=== GIVEN RECORDS ===

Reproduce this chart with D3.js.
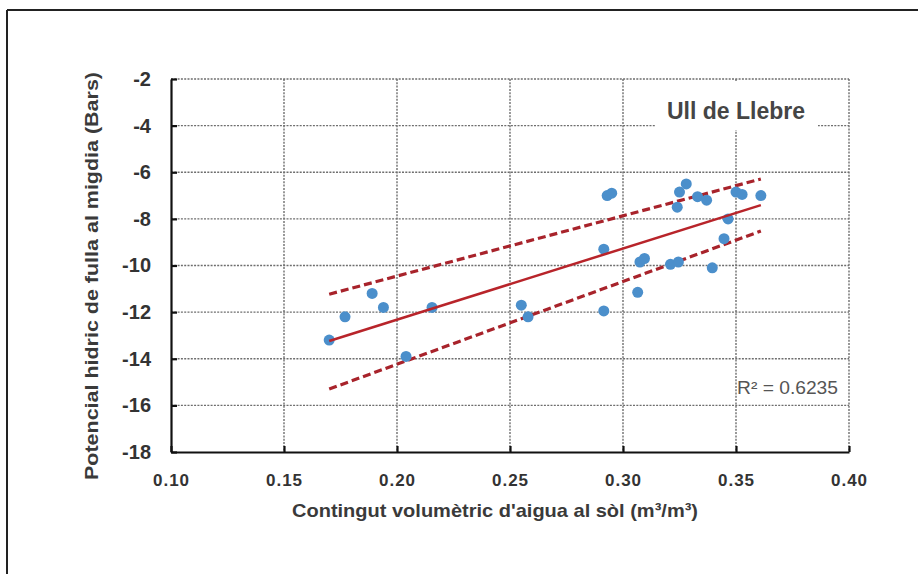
<!DOCTYPE html>
<html>
<head>
<meta charset="utf-8">
<script src="https://cdn.jsdelivr.net/npm/d3@7"></script>
<style>
  html, body { margin: 0; padding: 0; background: #fff; }
  svg { display: block; font-family: "Liberation Sans", Arial, sans-serif; }
</style>
</head>
<body>
<svg id="chart" width="918" height="574"></svg>
<script>
// ---- data ----
const soilWater = [0.170, 0.177, 0.189, 0.194, 0.204, 0.2155, 0.255, 0.258, 0.2915, 0.2915,
                   0.293, 0.295, 0.3065, 0.3075, 0.3095, 0.321, 0.3245, 0.324, 0.325, 0.328,
                   0.333, 0.337, 0.3395, 0.3447, 0.3465, 0.350, 0.3527, 0.361];
const leafPotential = [-13.2, -12.2, -11.2, -11.8, -13.9, -11.8, -11.7, -12.2, -9.3, -11.95,
                       -7.0, -6.9, -11.15, -9.85, -9.7, -9.95, -9.85, -7.5, -6.85, -6.5,
                       -7.05, -7.2, -10.1, -8.85, -8.0, -6.85, -6.95, -7.0];
const trendX = [0.170, 0.361];
const trendY = [-13.24, -7.41];
const upperY = [-11.23, -6.29];
const lowerY = [-15.3, -8.52];
const xTicks = [0.10, 0.15, 0.20, 0.25, 0.30, 0.35, 0.40];
const yTicks = [-18, -16, -14, -12, -10, -8, -6, -4, -2];
const siteLabel = "Ull de Llebre";
const r2Label = "R\u00B2 = 0.6235";
const xTitle = "Contingut volum\u00E8tric d'aigua al s\u00F2l (m\u00B3/m\u00B3)";
const yTitle = "Potencial hidric de fulla al migdia (Bars)";

// ---- layout ----
const svg = d3.select("#chart");
const L = 171, R = 849, T = 79, B = 452;
const x = d3.scaleLinear().domain([0.10, 0.40]).range([L, R]);
const y = d3.scaleLinear().domain([-18, -2]).range([B, T]);

// outer frame (top + left)
svg.append("line").attr("x1", 7).attr("x2", 918).attr("y1", 10).attr("y2", 10)
  .attr("stroke", "#222").attr("stroke-width", 2);
svg.append("line").attr("x1", 7).attr("x2", 7).attr("y1", 10).attr("y2", 574)
  .attr("stroke", "#222").attr("stroke-width", 2);

// grid
const grid = svg.append("g").attr("stroke", "#6e6e6e").attr("stroke-width", 1.4)
  .attr("stroke-dasharray", "2,1.3");
grid.selectAll("line.v").data(xTicks.slice(1)).join("line").attr("class", "v")
  .attr("x1", d => x(d)).attr("x2", d => x(d)).attr("y1", T).attr("y2", B);
grid.selectAll("line.h").data(yTicks.slice(1)).join("line").attr("class", "h")
  .attr("x1", L).attr("x2", R).attr("y1", d => y(d)).attr("y2", d => y(d));

// axes
const xAxis = d3.axisBottom(x).tickValues(xTicks).tickFormat(d3.format(".2f"))
  .tickSizeInner(-6).tickSizeOuter(0).tickPadding(22);
const yAxis = d3.axisLeft(y).tickValues(yTicks).tickFormat(d => String(d))
  .tickSizeInner(-6).tickSizeOuter(0).tickPadding(20);

const gx = svg.append("g").attr("transform", `translate(0,${B})`).call(xAxis);
const gy = svg.append("g").attr("transform", `translate(${L},0)`).call(yAxis);
[gx, gy].forEach(g => {
  g.select(".domain").attr("stroke", "#111").attr("stroke-width", 2.2);
  g.selectAll(".tick line").attr("stroke", "#111").attr("stroke-width", 2.2);
  g.selectAll(".tick text").attr("fill", "#333").attr("font-weight", "bold")
    .attr("font-family", "'Liberation Sans', Arial, sans-serif");
});
gx.selectAll(".tick text").attr("font-size", 17).style("letter-spacing", "1px");
gy.selectAll(".tick text").attr("font-size", 20);

// regression lines
const line = d3.line().x(d => x(d[0])).y(d => y(d[1]));
svg.append("path").datum(d3.zip(trendX, upperY)).attr("d", line)
  .attr("fill", "none").attr("stroke", "#a8232b").attr("stroke-width", 3.2)
  .attr("stroke-dasharray", "8,4");
svg.append("path").datum(d3.zip(trendX, lowerY)).attr("d", line)
  .attr("fill", "none").attr("stroke", "#a8232b").attr("stroke-width", 3.2)
  .attr("stroke-dasharray", "8,4");

// points
svg.append("g").selectAll("circle").data(d3.zip(soilWater, leafPotential)).join("circle")
  .attr("cx", d => x(d[0])).attr("cy", d => y(d[1])).attr("r", 5.5)
  .attr("fill", "#4b8fcb");

svg.append("path").datum(d3.zip(trendX, trendY)).attr("d", line)
  .attr("fill", "none").attr("stroke", "#b8242a").attr("stroke-width", 2.5);

// site label with white box
svg.append("rect").attr("x", 655).attr("y", 82).attr("width", 163).attr("height", 48)
  .attr("fill", "#fff");
svg.append("text").attr("x", 736).attr("y", 119).attr("text-anchor", "middle")
  .attr("font-size", 23).attr("font-weight", "bold").attr("fill", "#454545")
  .text(siteLabel);

// R2
svg.append("text").attr("x", 737).attr("y", 394).attr("font-size", 18)
  .attr("fill", "#555").attr("textLength", 101).attr("lengthAdjust", "spacingAndGlyphs")
  .text(r2Label);

// axis titles
svg.append("text").attr("x", 495).attr("y", 517).attr("text-anchor", "middle")
  .attr("font-size", 19).attr("font-weight", "bold").attr("fill", "#3a3a3a")
  .attr("textLength", 406).attr("lengthAdjust", "spacingAndGlyphs")
  .text(xTitle);
svg.append("text").attr("transform", "translate(98,276) rotate(-90)")
  .attr("text-anchor", "middle")
  .attr("font-size", 19).attr("font-weight", "bold").attr("fill", "#3a3a3a")
  .attr("textLength", 408).attr("lengthAdjust", "spacingAndGlyphs")
  .text(yTitle);
</script>
</body>
</html>
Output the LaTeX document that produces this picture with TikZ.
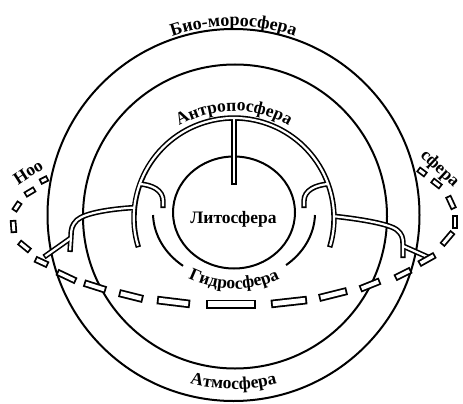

===

YOUR INSTRUCTIONS → Repeat the material above verbatim, with no pictures in the output.

RESPONSE →
Reproduce this chart with D3.js.
<!DOCTYPE html>
<html>
<head>
<meta charset="utf-8">
<script src="https://cdn.jsdelivr.net/npm/d3@7"></script>
<style>
  html, body { margin: 0; padding: 0; background: #fff; }
  svg { display: block; font-family: "Liberation Sans", Arial, sans-serif; }
</style>
</head>
<body>
<svg id="chart" width="918" height="574"></svg>
<script>
// ---- data ----
const soilWater = [0.170, 0.177, 0.189, 0.194, 0.204, 0.2155, 0.255, 0.258, 0.2915, 0.2915,
                   0.293, 0.295, 0.3065, 0.3075, 0.3095, 0.321, 0.3245, 0.324, 0.325, 0.328,
                   0.333, 0.337, 0.3395, 0.3447, 0.3465, 0.350, 0.3527, 0.361];
const leafPotential = [-13.2, -12.2, -11.2, -11.8, -13.9, -11.8, -11.7, -12.2, -9.3, -11.95,
                       -7.0, -6.9, -11.15, -9.85, -9.7, -9.95, -9.85, -7.5, -6.85, -6.5,
                       -7.05, -7.2, -10.1, -8.85, -8.0, -6.85, -6.95, -7.0];
const trendX = [0.170, 0.361];
const trendY = [-13.24, -7.41];
const upperY = [-11.23, -6.29];
const lowerY = [-15.3, -8.52];
const xTicks = [0.10, 0.15, 0.20, 0.25, 0.30, 0.35, 0.40];
const yTicks = [-18, -16, -14, -12, -10, -8, -6, -4, -2];
const siteLabel = "Ull de Llebre";
const r2Label = "R\u00B2 = 0.6235";
const xTitle = "Contingut volum\u00E8tric d'aigua al s\u00F2l (m\u00B3/m\u00B3)";
const yTitle = "Potencial hidric de fulla al migdia (Bars)";

// ---- layout ----
const svg = d3.select("#chart");
const L = 171, R = 849, T = 79, B = 452;
const x = d3.scaleLinear().domain([0.10, 0.40]).range([L, R]);
const y = d3.scaleLinear().domain([-18, -2]).range([B, T]);

// outer frame (top + left)
svg.append("line").attr("x1", 7).attr("x2", 918).attr("y1", 10).attr("y2", 10)
  .attr("stroke", "#222").attr("stroke-width", 2);
svg.append("line").attr("x1", 7).attr("x2", 7).attr("y1", 10).attr("y2", 574)
  .attr("stroke", "#222").attr("stroke-width", 2);

// grid
const grid = svg.append("g").attr("stroke", "#6e6e6e").attr("stroke-width", 1.4)
  .attr("stroke-dasharray", "2,1.3");
grid.selectAll("line.v").data(xTicks.slice(1)).join("line").attr("class", "v")
  .attr("x1", d => x(d)).attr("x2", d => x(d)).attr("y1", T).attr("y2", B);
grid.selectAll("line.h").data(yTicks.slice(1)).join("line").attr("class", "h")
  .attr("x1", L).attr("x2", R).attr("y1", d => y(d)).attr("y2", d => y(d));

// axes
const xAxis = d3.axisBottom(x).tickValues(xTicks).tickFormat(d3.format(".2f"))
  .tickSizeInner(-6).tickSizeOuter(0).tickPadding(22);
const yAxis = d3.axisLeft(y).tickValues(yTicks).tickFormat(d => String(d))
  .tickSizeInner(-6).tickSizeOuter(0).tickPadding(20);

const gx = svg.append("g").attr("transform", `translate(0,${B})`).call(xAxis);
const gy = svg.append("g").attr("transform", `translate(${L},0)`).call(yAxis);
[gx, gy].forEach(g => {
  g.select(".domain").attr("stroke", "#111").attr("stroke-width", 2.2);
  g.selectAll(".tick line").attr("stroke", "#111").attr("stroke-width", 2.2);
  g.selectAll(".tick text").attr("fill", "#333").attr("font-weight", "bold")
    .attr("font-family", "'Liberation Sans', Arial, sans-serif");
});
gx.selectAll(".tick text").attr("font-size", 17).style("letter-spacing", "1px");
gy.selectAll(".tick text").attr("font-size", 20);

// regression lines
const line = d3.line().x(d => x(d[0])).y(d => y(d[1]));
svg.append("path").datum(d3.zip(trendX, upperY)).attr("d", line)
  .attr("fill", "none").attr("stroke", "#a8232b").attr("stroke-width", 3.2)
  .attr("stroke-dasharray", "8,4");
svg.append("path").datum(d3.zip(trendX, lowerY)).attr("d", line)
  .attr("fill", "none").attr("stroke", "#a8232b").attr("stroke-width", 3.2)
  .attr("stroke-dasharray", "8,4");

// points
svg.append("g").selectAll("circle").data(d3.zip(soilWater, leafPotential)).join("circle")
  .attr("cx", d => x(d[0])).attr("cy", d => y(d[1])).attr("r", 5.5)
  .attr("fill", "#4b8fcb");

svg.append("path").datum(d3.zip(trendX, trendY)).attr("d", line)
  .attr("fill", "none").attr("stroke", "#b8242a").attr("stroke-width", 2.5);

// site label with white box
svg.append("rect").attr("x", 655).attr("y", 82).attr("width", 163).attr("height", 48)
  .attr("fill", "#fff");
svg.append("text").attr("x", 736).attr("y", 119).attr("text-anchor", "middle")
  .attr("font-size", 23).attr("font-weight", "bold").attr("fill", "#454545")
  .text(siteLabel);

// R2
svg.append("text").attr("x", 737).attr("y", 394).attr("font-size", 18)
  .attr("fill", "#555").attr("textLength", 101).attr("lengthAdjust", "spacingAndGlyphs")
  .text(r2Label);

// axis titles
svg.append("text").attr("x", 495).attr("y", 517).attr("text-anchor", "middle")
  .attr("font-size", 19).attr("font-weight", "bold").attr("fill", "#3a3a3a")
  .attr("textLength", 406).attr("lengthAdjust", "spacingAndGlyphs")
  .text(xTitle);
svg.append("text").attr("transform", "translate(98,276) rotate(-90)")
  .attr("text-anchor", "middle")
  .attr("font-size", 19).attr("font-weight", "bold").attr("fill", "#3a3a3a")
  .attr("textLength", 408).attr("lengthAdjust", "spacingAndGlyphs")
  .text(yTitle);
</script>
</body>
</html>
Output the LaTeX document that produces this picture with TikZ.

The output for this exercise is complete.